Name	Type	Description	Default
ref	str	Schema reference string (local:// or at://).	required

Returns

Name	Type	Description
	dict	Schema record as a dictionary with fields like ‘name’, ‘version’,
	dict	‘fields’, etc.

Raises

Name	Type	Description
	KeyError	If schema not found.

insert_dataset

AbstractIndex.insert_dataset(ds, *, name, schema_ref=None, **kwargs)

Insert a dataset into the index.

The sample type is inferred from ds.sample_type. If schema_ref is not provided, the schema may be auto-published based on the sample type.

Parameters

Name	Type	Description	Default
ds	Dataset	The Dataset to register in the index (any sample type).	required
name	str	Human-readable name for the dataset.	required
schema_ref	Optional[str]	Optional explicit schema reference. If not provided, the schema may be auto-published or inferred from ds.sample_type.	`None`
**kwargs		Additional backend-specific options.	`{}`

Returns

Name	Type	Description
	IndexEntry	IndexEntry for the inserted dataset.

list_datasets

AbstractIndex.list_datasets()

Get all dataset entries as a materialized list.

Returns

Name	Type	Description
	list[IndexEntry]	List of IndexEntry for each dataset.

list_schemas

AbstractIndex.list_schemas()

Get all schema records as a materialized list.

Returns

Name	Type	Description
	list[dict]	List of schema records as dictionaries.

publish_schema

AbstractIndex.publish_schema(sample_type, *, version='1.0.0', **kwargs)

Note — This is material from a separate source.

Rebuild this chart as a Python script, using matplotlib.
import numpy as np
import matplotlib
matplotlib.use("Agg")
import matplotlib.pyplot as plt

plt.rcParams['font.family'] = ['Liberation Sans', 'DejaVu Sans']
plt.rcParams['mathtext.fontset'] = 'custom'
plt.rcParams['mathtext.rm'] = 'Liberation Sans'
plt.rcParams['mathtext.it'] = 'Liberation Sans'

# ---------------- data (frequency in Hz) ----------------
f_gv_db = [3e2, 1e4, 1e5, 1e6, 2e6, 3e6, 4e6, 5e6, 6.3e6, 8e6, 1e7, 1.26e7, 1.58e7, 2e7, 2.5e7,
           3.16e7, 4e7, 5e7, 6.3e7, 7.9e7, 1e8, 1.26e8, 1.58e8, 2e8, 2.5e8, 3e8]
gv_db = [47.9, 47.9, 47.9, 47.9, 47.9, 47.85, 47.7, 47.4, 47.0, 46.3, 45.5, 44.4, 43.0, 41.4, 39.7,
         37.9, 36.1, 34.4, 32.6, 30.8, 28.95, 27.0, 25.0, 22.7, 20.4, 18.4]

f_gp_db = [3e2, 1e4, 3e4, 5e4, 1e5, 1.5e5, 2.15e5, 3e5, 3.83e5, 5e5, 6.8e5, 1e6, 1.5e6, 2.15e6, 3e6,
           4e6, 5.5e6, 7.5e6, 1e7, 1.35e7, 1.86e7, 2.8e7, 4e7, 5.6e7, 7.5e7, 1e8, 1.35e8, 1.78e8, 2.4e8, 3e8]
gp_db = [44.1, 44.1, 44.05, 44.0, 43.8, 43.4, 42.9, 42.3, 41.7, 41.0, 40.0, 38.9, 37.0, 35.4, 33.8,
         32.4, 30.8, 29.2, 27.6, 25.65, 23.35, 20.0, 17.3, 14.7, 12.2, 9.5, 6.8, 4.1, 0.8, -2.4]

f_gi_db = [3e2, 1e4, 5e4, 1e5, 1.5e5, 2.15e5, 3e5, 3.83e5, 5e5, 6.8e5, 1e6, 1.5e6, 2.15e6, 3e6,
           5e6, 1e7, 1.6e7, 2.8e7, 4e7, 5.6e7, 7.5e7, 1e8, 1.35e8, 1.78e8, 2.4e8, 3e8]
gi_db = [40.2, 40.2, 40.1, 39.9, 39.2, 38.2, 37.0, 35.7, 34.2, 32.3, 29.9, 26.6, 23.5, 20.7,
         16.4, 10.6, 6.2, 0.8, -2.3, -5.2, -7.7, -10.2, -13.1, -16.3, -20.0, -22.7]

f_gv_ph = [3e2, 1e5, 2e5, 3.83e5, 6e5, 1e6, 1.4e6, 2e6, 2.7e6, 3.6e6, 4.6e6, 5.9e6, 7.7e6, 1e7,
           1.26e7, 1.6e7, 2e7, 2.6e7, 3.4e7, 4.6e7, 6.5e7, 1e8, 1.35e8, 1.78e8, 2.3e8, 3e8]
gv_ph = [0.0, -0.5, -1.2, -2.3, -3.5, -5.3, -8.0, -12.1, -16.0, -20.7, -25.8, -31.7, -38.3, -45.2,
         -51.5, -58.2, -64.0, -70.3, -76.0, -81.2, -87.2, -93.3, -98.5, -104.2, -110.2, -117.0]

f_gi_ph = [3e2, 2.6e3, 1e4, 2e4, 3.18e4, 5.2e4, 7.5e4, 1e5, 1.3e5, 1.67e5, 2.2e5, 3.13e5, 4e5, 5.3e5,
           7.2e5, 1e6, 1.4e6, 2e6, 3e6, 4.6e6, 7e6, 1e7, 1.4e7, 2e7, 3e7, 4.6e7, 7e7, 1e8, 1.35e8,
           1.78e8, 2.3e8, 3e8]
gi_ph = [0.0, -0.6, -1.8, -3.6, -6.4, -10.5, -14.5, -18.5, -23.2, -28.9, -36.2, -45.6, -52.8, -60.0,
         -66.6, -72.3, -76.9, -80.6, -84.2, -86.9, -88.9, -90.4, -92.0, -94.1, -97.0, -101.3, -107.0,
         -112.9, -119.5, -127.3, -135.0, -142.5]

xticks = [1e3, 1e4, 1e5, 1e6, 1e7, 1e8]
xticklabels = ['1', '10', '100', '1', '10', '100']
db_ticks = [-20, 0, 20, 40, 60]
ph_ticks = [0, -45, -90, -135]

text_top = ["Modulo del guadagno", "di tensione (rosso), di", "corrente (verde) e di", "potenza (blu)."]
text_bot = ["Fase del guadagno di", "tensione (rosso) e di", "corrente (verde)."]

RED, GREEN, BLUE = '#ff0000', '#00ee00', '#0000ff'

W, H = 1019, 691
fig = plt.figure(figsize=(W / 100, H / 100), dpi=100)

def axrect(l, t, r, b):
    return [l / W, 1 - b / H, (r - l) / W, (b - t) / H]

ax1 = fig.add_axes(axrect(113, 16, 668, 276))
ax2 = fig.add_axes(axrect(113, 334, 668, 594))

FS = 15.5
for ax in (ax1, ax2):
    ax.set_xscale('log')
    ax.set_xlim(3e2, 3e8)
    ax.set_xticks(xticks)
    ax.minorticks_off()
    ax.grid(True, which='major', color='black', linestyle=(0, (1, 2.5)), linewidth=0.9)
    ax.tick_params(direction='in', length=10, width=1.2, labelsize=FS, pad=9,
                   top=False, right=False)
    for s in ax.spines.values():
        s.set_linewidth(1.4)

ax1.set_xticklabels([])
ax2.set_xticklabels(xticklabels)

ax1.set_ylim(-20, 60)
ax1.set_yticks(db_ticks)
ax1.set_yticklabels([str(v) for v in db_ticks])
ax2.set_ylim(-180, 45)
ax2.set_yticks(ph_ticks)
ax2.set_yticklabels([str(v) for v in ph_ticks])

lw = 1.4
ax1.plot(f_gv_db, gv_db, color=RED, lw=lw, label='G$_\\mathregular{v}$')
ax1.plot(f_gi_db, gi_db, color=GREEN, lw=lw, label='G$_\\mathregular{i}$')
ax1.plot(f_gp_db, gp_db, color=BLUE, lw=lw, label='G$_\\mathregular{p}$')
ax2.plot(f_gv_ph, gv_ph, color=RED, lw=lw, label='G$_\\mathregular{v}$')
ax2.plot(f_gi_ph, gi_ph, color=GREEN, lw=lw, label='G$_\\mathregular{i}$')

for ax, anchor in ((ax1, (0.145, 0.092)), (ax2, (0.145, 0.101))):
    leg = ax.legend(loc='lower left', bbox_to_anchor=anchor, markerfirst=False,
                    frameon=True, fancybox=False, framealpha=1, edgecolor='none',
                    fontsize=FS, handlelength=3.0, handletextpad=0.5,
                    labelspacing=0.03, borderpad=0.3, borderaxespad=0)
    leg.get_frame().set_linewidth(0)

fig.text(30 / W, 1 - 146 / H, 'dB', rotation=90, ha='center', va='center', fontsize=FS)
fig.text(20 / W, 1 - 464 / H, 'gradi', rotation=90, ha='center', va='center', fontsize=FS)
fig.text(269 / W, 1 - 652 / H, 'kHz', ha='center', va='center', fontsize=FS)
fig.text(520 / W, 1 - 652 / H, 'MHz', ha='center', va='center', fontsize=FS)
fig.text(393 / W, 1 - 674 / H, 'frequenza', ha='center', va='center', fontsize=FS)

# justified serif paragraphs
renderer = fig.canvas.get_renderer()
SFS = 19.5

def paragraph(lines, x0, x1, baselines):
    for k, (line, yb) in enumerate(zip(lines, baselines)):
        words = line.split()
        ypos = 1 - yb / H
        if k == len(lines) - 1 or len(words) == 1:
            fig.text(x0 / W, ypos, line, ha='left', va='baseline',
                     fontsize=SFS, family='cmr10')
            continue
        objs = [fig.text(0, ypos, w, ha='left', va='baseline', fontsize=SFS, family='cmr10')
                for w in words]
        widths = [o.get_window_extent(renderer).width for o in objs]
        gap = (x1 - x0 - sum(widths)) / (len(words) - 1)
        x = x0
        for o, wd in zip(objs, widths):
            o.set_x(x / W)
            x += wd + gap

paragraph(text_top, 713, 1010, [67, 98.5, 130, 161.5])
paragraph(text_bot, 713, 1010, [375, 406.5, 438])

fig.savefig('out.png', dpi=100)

Publish a schema for a sample type.

The sample_type is accepted as type rather than Type[Packable] to support @packable-decorated classes, which satisfy the Packable protocol at runtime but cannot be statically verified by type checkers.

Parameters

Name	Type	Description	Default
sample_type	type	A Packable type (PackableSample subclass or @packable-decorated). Validated at runtime via the @runtime_checkable Packable protocol.	required
version	str	Semantic version string for the schema.	`'1.0.0'`
**kwargs		Additional backend-specific options.	`{}`

Returns

Name	Type	Description
	str	Schema reference string:
	str	- Local: ‘local://schemas/{module.Class}@version’
	str	- Atmosphere: ‘at://did:plc:…/ac.foundation.dataset.sampleSchema/…’